Robert Dockins writes:
On Thursday 06 April 2006 06:44 pm, John Meacham wrote:
On Thu, Apr 06, 2006 at 10:52:52PM +0100, Brian Hulley wrote:
[snip a question about Eq and Ord classes]
well, there are a few reasons you would want to use inheritance in haskell, some good, some bad.
1. one really does logically derive from the other, Eq and Ord are like this, the rules of Eq says it must be an equivalance relation and that Ord defines a total order over that equivalance relation. this is a good thing, as it lets you write code that depends on these properties.

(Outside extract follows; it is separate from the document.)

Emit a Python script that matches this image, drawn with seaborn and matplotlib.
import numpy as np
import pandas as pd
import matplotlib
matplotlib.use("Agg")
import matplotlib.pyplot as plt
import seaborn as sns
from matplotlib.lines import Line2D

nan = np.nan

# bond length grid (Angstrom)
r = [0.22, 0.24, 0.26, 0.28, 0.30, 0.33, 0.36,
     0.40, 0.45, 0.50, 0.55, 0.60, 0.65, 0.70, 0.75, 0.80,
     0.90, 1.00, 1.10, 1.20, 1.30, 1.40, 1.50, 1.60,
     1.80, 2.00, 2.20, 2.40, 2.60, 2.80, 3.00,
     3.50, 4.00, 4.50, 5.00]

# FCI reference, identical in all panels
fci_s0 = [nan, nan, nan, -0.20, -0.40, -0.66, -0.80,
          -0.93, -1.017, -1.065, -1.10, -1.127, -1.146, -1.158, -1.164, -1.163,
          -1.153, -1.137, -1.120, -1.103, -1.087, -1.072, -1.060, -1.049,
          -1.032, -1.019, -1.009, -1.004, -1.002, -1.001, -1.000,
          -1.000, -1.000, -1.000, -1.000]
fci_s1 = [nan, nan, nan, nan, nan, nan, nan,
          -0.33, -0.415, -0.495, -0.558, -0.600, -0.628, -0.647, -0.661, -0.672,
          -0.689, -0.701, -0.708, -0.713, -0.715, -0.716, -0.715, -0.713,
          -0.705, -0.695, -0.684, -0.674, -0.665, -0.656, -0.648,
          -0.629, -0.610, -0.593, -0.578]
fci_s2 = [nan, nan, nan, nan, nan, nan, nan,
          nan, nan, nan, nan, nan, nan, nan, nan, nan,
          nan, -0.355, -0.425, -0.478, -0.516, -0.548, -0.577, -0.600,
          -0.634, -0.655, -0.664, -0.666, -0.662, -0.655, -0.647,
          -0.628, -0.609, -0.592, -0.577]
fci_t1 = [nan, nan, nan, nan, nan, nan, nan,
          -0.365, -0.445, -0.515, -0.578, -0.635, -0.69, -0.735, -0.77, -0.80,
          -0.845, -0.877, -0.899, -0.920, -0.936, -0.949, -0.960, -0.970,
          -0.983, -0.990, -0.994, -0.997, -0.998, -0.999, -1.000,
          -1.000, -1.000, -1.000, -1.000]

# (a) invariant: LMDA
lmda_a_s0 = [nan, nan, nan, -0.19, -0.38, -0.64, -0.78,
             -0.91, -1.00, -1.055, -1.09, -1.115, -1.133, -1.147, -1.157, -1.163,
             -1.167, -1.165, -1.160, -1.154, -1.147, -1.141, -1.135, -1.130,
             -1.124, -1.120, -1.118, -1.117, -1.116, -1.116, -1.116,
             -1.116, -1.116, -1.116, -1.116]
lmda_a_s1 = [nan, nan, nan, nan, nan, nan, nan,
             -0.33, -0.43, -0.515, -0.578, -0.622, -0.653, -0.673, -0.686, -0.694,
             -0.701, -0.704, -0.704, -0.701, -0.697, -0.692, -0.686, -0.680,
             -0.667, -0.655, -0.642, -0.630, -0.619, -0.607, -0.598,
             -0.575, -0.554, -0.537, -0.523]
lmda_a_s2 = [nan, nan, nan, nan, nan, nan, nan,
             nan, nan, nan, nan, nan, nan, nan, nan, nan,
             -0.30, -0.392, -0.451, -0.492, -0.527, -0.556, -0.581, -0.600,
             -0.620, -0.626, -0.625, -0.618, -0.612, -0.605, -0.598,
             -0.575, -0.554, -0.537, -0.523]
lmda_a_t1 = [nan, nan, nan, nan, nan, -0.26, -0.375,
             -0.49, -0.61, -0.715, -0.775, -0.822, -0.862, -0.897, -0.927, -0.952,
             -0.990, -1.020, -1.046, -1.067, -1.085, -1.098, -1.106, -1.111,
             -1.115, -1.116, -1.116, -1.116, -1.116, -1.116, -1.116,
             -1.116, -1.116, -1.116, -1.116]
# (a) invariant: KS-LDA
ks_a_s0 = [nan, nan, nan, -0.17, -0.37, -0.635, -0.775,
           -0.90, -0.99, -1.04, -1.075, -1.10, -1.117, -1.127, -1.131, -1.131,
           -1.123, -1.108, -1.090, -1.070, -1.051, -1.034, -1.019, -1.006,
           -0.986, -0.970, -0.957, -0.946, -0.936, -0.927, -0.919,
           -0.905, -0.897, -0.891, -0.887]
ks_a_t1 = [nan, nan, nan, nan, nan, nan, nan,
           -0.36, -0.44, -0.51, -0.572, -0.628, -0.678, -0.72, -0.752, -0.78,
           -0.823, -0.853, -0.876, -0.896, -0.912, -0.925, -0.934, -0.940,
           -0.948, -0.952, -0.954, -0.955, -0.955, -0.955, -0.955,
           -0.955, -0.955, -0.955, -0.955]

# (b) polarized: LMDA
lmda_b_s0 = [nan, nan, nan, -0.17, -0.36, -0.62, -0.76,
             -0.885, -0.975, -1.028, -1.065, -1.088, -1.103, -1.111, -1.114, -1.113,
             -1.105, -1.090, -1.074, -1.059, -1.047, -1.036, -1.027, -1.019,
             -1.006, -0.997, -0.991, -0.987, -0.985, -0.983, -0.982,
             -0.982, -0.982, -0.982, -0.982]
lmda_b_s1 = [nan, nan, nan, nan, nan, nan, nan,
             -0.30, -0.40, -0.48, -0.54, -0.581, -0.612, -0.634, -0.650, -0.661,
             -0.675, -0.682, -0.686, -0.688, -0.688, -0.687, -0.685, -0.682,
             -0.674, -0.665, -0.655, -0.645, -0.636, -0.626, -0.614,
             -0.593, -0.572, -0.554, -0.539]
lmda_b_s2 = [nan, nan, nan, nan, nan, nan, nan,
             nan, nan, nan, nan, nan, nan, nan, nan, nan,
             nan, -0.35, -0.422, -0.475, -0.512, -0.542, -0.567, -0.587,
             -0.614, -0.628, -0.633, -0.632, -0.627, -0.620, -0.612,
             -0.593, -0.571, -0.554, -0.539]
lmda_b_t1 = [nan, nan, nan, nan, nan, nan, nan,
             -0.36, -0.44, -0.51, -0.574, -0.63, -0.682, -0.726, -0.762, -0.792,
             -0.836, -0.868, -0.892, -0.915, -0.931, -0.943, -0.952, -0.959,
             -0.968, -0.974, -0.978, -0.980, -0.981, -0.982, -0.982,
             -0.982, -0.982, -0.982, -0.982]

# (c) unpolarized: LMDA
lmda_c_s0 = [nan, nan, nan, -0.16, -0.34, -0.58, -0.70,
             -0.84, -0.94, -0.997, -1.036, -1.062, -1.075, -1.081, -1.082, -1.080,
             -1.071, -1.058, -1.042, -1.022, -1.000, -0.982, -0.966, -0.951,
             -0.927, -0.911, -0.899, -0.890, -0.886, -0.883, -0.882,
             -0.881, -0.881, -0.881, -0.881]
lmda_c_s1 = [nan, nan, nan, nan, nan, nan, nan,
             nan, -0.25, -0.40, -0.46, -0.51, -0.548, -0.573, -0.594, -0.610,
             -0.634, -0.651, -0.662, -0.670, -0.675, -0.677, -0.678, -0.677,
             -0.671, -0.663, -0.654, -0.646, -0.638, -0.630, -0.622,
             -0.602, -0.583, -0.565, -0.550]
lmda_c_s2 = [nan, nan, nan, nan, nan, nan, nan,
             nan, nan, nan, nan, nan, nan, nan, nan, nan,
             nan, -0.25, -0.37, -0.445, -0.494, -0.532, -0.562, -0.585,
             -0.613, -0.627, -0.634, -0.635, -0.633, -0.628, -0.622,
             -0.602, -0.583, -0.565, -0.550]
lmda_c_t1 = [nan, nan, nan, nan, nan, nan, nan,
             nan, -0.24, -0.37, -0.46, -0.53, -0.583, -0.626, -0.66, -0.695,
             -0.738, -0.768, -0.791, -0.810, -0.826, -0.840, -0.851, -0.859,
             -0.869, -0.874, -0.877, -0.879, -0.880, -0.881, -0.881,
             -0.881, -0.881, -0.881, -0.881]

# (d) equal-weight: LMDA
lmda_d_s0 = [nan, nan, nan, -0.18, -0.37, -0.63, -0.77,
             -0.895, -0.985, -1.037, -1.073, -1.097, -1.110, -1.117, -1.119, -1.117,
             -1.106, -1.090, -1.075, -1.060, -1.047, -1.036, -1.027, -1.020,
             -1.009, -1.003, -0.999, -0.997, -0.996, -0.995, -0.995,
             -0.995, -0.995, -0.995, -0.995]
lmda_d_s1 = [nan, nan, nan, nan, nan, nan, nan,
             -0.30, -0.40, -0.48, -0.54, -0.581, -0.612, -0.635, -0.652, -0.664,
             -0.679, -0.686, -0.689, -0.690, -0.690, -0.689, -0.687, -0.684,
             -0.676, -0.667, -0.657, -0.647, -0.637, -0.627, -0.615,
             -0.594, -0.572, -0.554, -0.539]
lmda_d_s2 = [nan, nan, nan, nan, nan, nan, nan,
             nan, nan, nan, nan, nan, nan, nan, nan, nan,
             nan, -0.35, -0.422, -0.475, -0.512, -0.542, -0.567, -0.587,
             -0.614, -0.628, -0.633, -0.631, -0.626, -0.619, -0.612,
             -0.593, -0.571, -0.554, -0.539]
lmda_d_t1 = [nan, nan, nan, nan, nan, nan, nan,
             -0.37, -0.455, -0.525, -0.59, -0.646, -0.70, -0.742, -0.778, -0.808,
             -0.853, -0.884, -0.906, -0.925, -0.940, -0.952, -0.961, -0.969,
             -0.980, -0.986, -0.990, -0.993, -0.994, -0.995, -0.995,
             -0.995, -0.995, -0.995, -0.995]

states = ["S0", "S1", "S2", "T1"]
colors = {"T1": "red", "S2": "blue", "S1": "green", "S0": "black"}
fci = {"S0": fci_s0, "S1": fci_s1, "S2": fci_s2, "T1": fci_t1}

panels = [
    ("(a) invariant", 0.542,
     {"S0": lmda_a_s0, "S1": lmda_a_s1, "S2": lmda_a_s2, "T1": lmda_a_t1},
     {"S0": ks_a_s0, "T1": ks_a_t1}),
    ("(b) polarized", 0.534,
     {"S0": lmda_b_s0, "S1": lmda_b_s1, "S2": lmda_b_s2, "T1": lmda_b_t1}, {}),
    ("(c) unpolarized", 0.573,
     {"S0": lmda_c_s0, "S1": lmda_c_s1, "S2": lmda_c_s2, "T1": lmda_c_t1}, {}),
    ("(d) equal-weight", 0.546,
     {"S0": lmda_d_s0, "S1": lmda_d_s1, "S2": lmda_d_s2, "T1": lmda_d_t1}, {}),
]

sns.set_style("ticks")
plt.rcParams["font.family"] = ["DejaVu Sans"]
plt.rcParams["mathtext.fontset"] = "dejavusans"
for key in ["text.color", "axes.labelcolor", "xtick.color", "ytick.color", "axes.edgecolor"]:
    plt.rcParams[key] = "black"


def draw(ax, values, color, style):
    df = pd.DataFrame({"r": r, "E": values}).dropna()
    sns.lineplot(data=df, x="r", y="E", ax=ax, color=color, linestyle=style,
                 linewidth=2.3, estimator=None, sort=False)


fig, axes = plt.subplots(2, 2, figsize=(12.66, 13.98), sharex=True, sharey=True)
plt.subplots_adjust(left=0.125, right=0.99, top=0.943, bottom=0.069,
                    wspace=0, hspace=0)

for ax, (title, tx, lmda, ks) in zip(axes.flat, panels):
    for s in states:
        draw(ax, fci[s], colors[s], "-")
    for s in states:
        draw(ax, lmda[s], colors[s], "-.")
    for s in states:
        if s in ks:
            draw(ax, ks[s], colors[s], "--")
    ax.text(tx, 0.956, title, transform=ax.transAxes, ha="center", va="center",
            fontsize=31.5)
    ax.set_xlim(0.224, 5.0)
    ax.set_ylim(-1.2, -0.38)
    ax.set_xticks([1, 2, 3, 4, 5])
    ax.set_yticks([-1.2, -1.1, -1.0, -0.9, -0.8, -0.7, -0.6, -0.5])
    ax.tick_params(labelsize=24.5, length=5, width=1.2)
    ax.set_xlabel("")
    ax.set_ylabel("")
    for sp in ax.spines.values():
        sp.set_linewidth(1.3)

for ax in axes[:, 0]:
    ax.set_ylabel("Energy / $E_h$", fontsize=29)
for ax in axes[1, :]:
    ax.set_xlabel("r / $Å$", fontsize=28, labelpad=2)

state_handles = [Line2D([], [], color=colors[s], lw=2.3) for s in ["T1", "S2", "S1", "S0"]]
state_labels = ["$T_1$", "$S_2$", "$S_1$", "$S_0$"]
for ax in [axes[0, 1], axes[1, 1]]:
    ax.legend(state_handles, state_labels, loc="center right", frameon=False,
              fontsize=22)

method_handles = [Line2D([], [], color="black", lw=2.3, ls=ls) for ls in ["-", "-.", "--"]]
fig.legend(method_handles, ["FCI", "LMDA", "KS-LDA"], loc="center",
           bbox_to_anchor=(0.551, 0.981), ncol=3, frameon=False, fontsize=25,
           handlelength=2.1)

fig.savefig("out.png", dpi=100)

<PUBLIC SERVICE ANNOUNCEMENT>
Many of you probably know this already, but for those who might not know:
Prelude> let x = read "NaN" :: Float Prelude> x == x False Prelude> x == 0 False Prelude> 0 < x False Prelude> x < 0 False
Ewwwwww! Be careful how far you depend on properties of typeclasses, and make sure you document it when you do.
It's worse than that.
Prelude> let x = read "NaN" :: Float
Prelude> compare x x
GT
Prelude> x > x
False
So far as I can tell, report does not actualy *require* that |x > y| iff
|compare x y == GT|, but this is an unfortunate inconsistency.